Una vez vio el 09 escrito en los restos de la harina, y removió cielo y tierra hasta encontrar un billete de la lotería con ese número. Perdió. Sin embargo, la semana siguiente se ganó una cafetera de vapor en una rifa, con un boleto que mi abuelo había comprado y olvidado en el bolsillo del saco de la semana anterior. Era el número 09. Mi abuelo tenía diecisiete hijos de los que entonces se llamaban naturales —como si los del matrimonio fueran artificiales—, y mi abuela los tenía como suyos. Estaban dispersos por toda la costa, pero ella hablaba de todos a la hora del desayuno, y daba cuenta de la salud de cada uno y del estado de sus negocios como si mantuviera una correspondencia inmediata y secreta. Era la época tremenda de los telegramas que llegaban a la hora menos pensada y se metían como un viento de pánico en la casa. Pasaba de mano en mano sin que nadie se atreviera a abrirlo, hasta que a alguien se le ocurría la idea providencial de hacerlo abrir por un niño menor, como si la inocencia tuviera la virtud de cambiar la maldad de las malas noticias.

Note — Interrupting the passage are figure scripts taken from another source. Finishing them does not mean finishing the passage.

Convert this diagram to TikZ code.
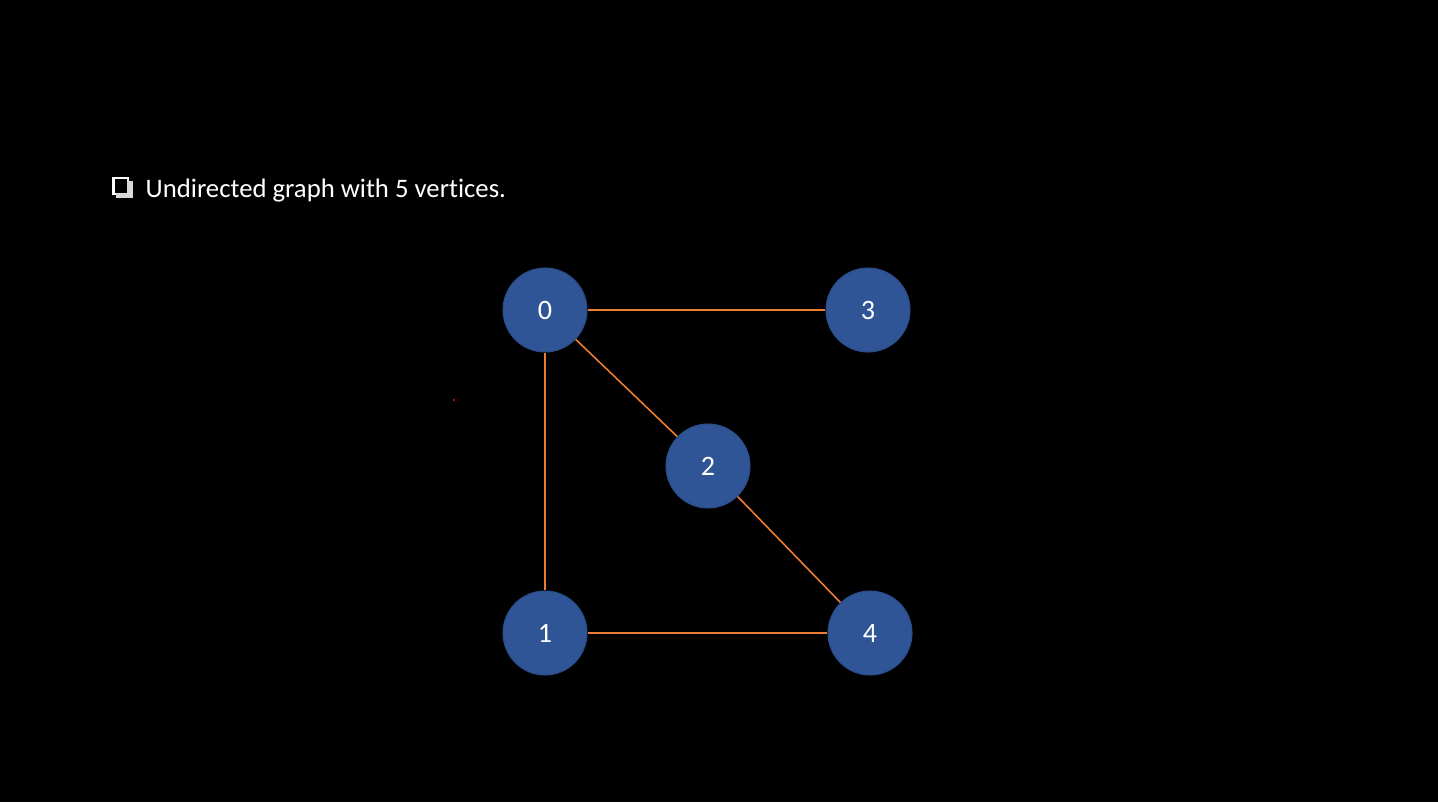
\documentclass[tikz,border=0pt]{standalone}
\usepackage{fontspec}
\setmainfont[RawFeature=-liga]{Carlito}
\definecolor{vblue}{HTML}{2F5597}
\definecolor{vedge}{HTML}{ED7D31}
\begin{document}
\begin{tikzpicture}[
	vertex/.style={circle,fill=vblue,draw=vblue!90!black,line width=0.3pt,minimum size=0.84cm,inner sep=0pt,text=white,font=\fontsize{8}{9}\selectfont},
	link/.style={vedge,line width=0.45pt}]
		\fill[black](0,0) rectangle (14.38,8.02);
		% title with box bullet
		\fill[white](1.12,6.07) rectangle (1.29,6.25);
		\fill[white!85!black](1.16,6.04) rectangle (1.33,6.21);
		\fill[black](1.15,6.09) rectangle (1.27,6.23);
		\node[anchor=base west,inner sep=0pt,text=white,font=\fontsize{7.6}{9}\selectfont] (title) at (1.45,6.04) {Undirected graph with 5 vertices.};
		% vertices
		\node[vertex] (v0) at (5.45,4.92) {0};
		\node[vertex] (v3) at (8.68,4.92) {3};
		\node[vertex] (v2) at (7.08,3.36) {2};
		\node[vertex] (v1) at (5.45,1.69) {1};
		\node[vertex] (v4) at (8.70,1.69) {4};
		% edges
		\draw[link](v0)--(v3);
		\draw[link](v0)--(v2);
		\draw[link](v0)--(v1);
		\draw[link](v2)--(v4);
		\draw[link](v1)--(v4);
		\fill[red](4.54,4.02) circle (0.012);
	    \end{tikzpicture}
\end{document}
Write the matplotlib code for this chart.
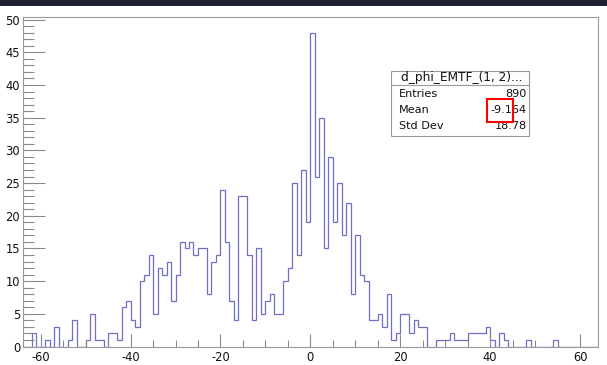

Esto ocurrió una vez en nuestra casa, y los ofuscados adultos decidieron poner el telegrama al rescoldo, sin abrirlo, hasta que llegara mi abuelo. Mi abuela no se inmutó. «Es de Prudencia Iguarán para avisar que viene», dijo. «Anoche soñé que ya estaba en camino». Cuando mi abuelo volvió a casa no tuvo ni siquiera que abrir el telegrama. Volvió con Prudencia Iguarán, a quien había encontrado por casualidad en la estación del tren, con un traje de pájaros pintados y un enorme ramo de flores, y convencida de que mi abuelo estaba allí por la magia infalible de su telegrama.
La abuela murió de casi cien años sin ganarse la lotería. Se había quedado ciega y en los últimos tiempos desvariaba de tal modo que era imposible seguir el hilo de su razón. Se negaba a desvestirse para dormir mientras la radio estuviera encendida, a pesar de que le explicábamos todas las noches que el locutor no estaba dentro de la casa. Pensó que la engañábamos, porque nunca pudo creer en una máquina diabólica que permitía oír a alguien que estaba hablando en otra ciudad distante.